Viele Autoren sind daraufhin dazu übergegangen, grundsätzlich Fanfiction zu ihren Werken zu verbieten oder aber Bereiche zuzulassen, in denen registrierte Fans ihre, nach vorgegebenen Regeln geschriebenen Geschichten einsenden können. Darüber hinaus hat es Empfehlungen von Anwälten an die Autoren gegeben, keine Fanfiction zu lesen, um nicht Gefahr zu laufen, des Plagiats beschuldigt zu werden.

Ein wesentlicher Unterschied zwischen dem deutschen und dem amerikanischen Gesetz liegt darin, dass ein derivatives Werk in Deutschland je nach Schöpfungshöhe einen eigenen Urheberrechtsschutz erhalten kann, so zum Beispiel eine Collage aus verschiedenen urheberrechtlichen Werken. In den USA gehört auch ein derivatives Werk rein rechtlich dem Inhaber des Copyright.

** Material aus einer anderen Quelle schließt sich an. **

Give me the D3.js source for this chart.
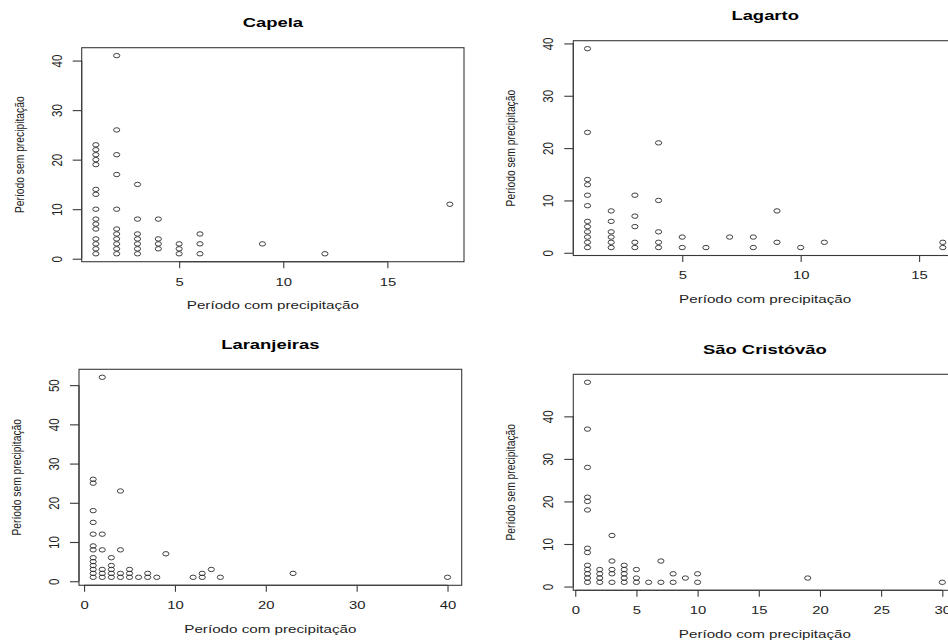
<!DOCTYPE html>
<html><head><meta charset="utf-8">
<script src="https://cdn.jsdelivr.net/npm/d3@7/dist/d3.min.js"></script>
<style>body{margin:0;background:#fff}svg{display:block}</style>
</head><body>
<script>
// ---- data ----
const stations = ["Capela", "Lagarto", "Laranjeiras", "São Cristóvão"];
const xTitle = "Período com precipitação";
const yTitle = "Período sem precipitação";

const capelaCom = [1,1,1,1,1,1,1,1,1,1,1,1,1,1,1, 2,2,2,2,2,2,2,2,2,2,2, 3,3,3,3,3,3,3, 4,4,4,4, 5,5,5, 6,6,6, 9, 12, 18];
const capelaSem = [1,2,3,4,6,7,8,10,13,14,19,20,21,22,23, 1,2,3,4,5,6,10,17,21,26,41, 1,2,3,4,5,8,15, 2,3,4,8, 1,2,3, 1,3,5, 3, 1, 11];

const lagartoCom = [1,1,1,1,1,1,1,1,1,1,1,1, 2,2,2,2,2,2, 3,3,3,3,3, 4,4,4,4,4, 5,5, 6, 7, 8,8, 9,9, 10, 11, 16,16];
const lagartoSem = [1,2,3,4,5,6,9,11,13,14,23,39, 1,2,3,4,6,8, 1,2,5,7,11, 1,2,4,10,21, 1,3, 1, 3, 1,3, 2,8, 1, 2, 1,2];

const laranjeirasCom = [1,1,1,1,1,1,1,1,1,1,1,1,1, 2,2,2,2,2,2, 3,3,3,3,3, 4,4,4,4, 5,5,5, 6, 7,7, 8, 9, 12, 13,13, 14, 15, 23, 40];
const laranjeirasSem = [1,2,3,4,5,6,8,9,12,15,18,25,26, 1,2,3,8,12,52, 1,2,3,4,6, 1,2,8,23, 1,2,3, 1, 1,2, 1, 7, 1, 1,2, 3, 1, 2, 1];

const saoCristovaoCom = [1,1,1,1,1,1,1,1,1,1,1,1,1, 2,2,2,2, 3,3,3,3,3, 4,4,4,4,4, 5,5,5, 6, 7,7, 8,8, 9, 10,10, 19, 30];
const saoCristovaoSem = [1,2,3,4,5,8,9,18,20,21,28,37,48, 1,2,3,4, 1,3,4,6,12, 1,2,3,4,5, 1,2,4, 1, 1,6, 1,3, 2, 1,3, 2, 1];

const xTickValues = [[5,10,15], [5,10,15], [0,10,20,30,40], [0,5,10,15,20,25,30]];
const yTickValues = [[0,10,20,30,40], [0,10,20,30,40], [0,10,20,30,40,50], [0,10,20,30,40]];

// ---- layout ----
const W = 948, H = 643;
const boxes = [
  {x0: 81.7, x1: 464,   y0: 47.7,  y1: 261.7},
  {x0: 573.3, x1: 957,  y0: 40.7,  y1: 255.5},
  {x0: 79,   x1: 461.7, y0: 369.3, y1: 585.3},
  {x0: 573.3, x1: 956.5, y0: 374.3, y1: 590.3}
];
const comSeries = [capelaCom, lagartoCom, laranjeirasCom, saoCristovaoCom];
const semSeries = [capelaSem, lagartoSem, laranjeirasSem, saoCristovaoSem];

const FONT = "'Liberation Sans', Arial, Helvetica, sans-serif";
const INK = "#1e1e1e", LINE = "#3a3a3a";
const SX = 1.35; // horizontal stretch of the reference image

const svg = d3.select("body").append("svg").attr("width", W).attr("height", H)
  .style("font-family", FONT);

// R-style padded domain (4% each side)
function rdom(v) {
  const [a, b] = d3.extent(v); const p = (b - a) * 0.04; return [a - p, b + p];
}

stations.forEach((name, i) => {
  const b = boxes[i];
  const xs = comSeries[i], ys = semSeries[i];
  const x = d3.scaleLinear().domain(rdom(xs)).range([b.x0, b.x1]);
  const y = d3.scaleLinear().domain(rdom(ys)).range([b.y1, b.y0]);
  const g = svg.append("g");

  // box
  g.append("rect").attr("x", b.x0).attr("y", b.y0)
    .attr("width", b.x1 - b.x0).attr("height", b.y1 - b.y0)
    .attr("fill", "none").attr("stroke", LINE).attr("stroke-width", 1.1);

  // x axis
  const xt = xTickValues[i];
  const xa = g.append("g").attr("transform", `translate(0,${b.y1})`)
    .call(d3.axisBottom(x).tickValues(xt).tickSize(6.5).tickSizeOuter(0).tickFormat(d3.format("d")));
  xa.select(".domain").remove();
  xa.append("line").attr("x1", x(xt[0])).attr("x2", x(xt[xt.length - 1]))
    .attr("stroke", LINE).attr("stroke-width", 1.1);
  xa.selectAll(".tick line").attr("stroke", LINE).attr("stroke-width", 1.1);
  xa.selectAll(".tick text").attr("y", 24).attr("dy", null)
    .attr("font-size", 11).attr("fill", INK).attr("font-family", FONT)
    .attr("transform", `scale(${SX},1)`);

  // y axis
  const yt = yTickValues[i];
  const ya = g.append("g").attr("transform", `translate(${b.x0},0)`)
    .call(d3.axisLeft(y).tickValues(yt).tickSize(9).tickSizeOuter(0).tickFormat(d3.format("d")));
  ya.select(".domain").remove();
  ya.append("line").attr("y1", y(yt[0])).attr("y2", y(yt[yt.length - 1]))
    .attr("stroke", LINE).attr("stroke-width", 1.1);
  ya.selectAll(".tick line").attr("stroke", LINE).attr("stroke-width", 1.1);
  ya.selectAll(".tick text")
    .attr("x", null).attr("dy", null).attr("y", null)
    .attr("text-anchor", "middle")
    .attr("font-size", 11.5).attr("fill", INK).attr("font-family", FONT)
    .attr("transform", `translate(-20,0) scale(${SX},1) rotate(-90)`);

  // points
  g.append("g").selectAll("ellipse").data(xs.map((v, k) => [v, ys[k]])).join("ellipse")
    .attr("cx", d => x(d[0])).attr("cy", d => y(d[1]))
    .attr("rx", 3.1).attr("ry", 2.2)
    .attr("fill", "none").attr("stroke", "#2a2a2a").attr("stroke-width", 0.9);

  const cx = (b.x0 + b.x1) / 2, cy = (b.y0 + b.y1) / 2;

  // title
  g.append("text").attr("transform", `translate(${cx},${b.y0 - 20.5}) scale(1.5,1)`)
    .attr("text-anchor", "middle").attr("font-weight", "bold").attr("font-size", 12.3)
    .attr("fill", "#000").text(name);

  // x label
  g.append("text").attr("transform", `translate(${cx},${b.y1 + 47.5}) scale(1.42,1)`)
    .attr("text-anchor", "middle").attr("font-size", 10.7).attr("fill", INK).text(xTitle);

  // y label
  g.append("text").attr("transform", `translate(${b.x0 - 58},${cy}) scale(1.25,1) rotate(-90)`)
    .attr("text-anchor", "middle").attr("font-size", 10.3).attr("fill", INK).text(yTitle);
});
</script>
</body></html>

In Bezug auf die Fanfiction im Bereich der Werke Tolkiens sollte uns bewusst sein, dass wir innerhalb einer rechtlichen Grauzone schreiben und im Internet veröffentlichen. Mir ist kein Fall bekannt, in dem die Tolkien Estates bzw. ihre Rechtsvertreter gegen Fanfiction an sich oder entsprechende Archive vorgegangen sind. Das bedeutet jedoch nicht, dass uns ein Recht in irgendwelcher Form abgetreten wird. Fanfiction wird stillschweigend geduldet - nicht zuletzt bedeutet sie auch ein gewisses Maß an Werbung -, jegliche kommerzielle Nutzung aber wird juristisch verfolgt und belangt werden.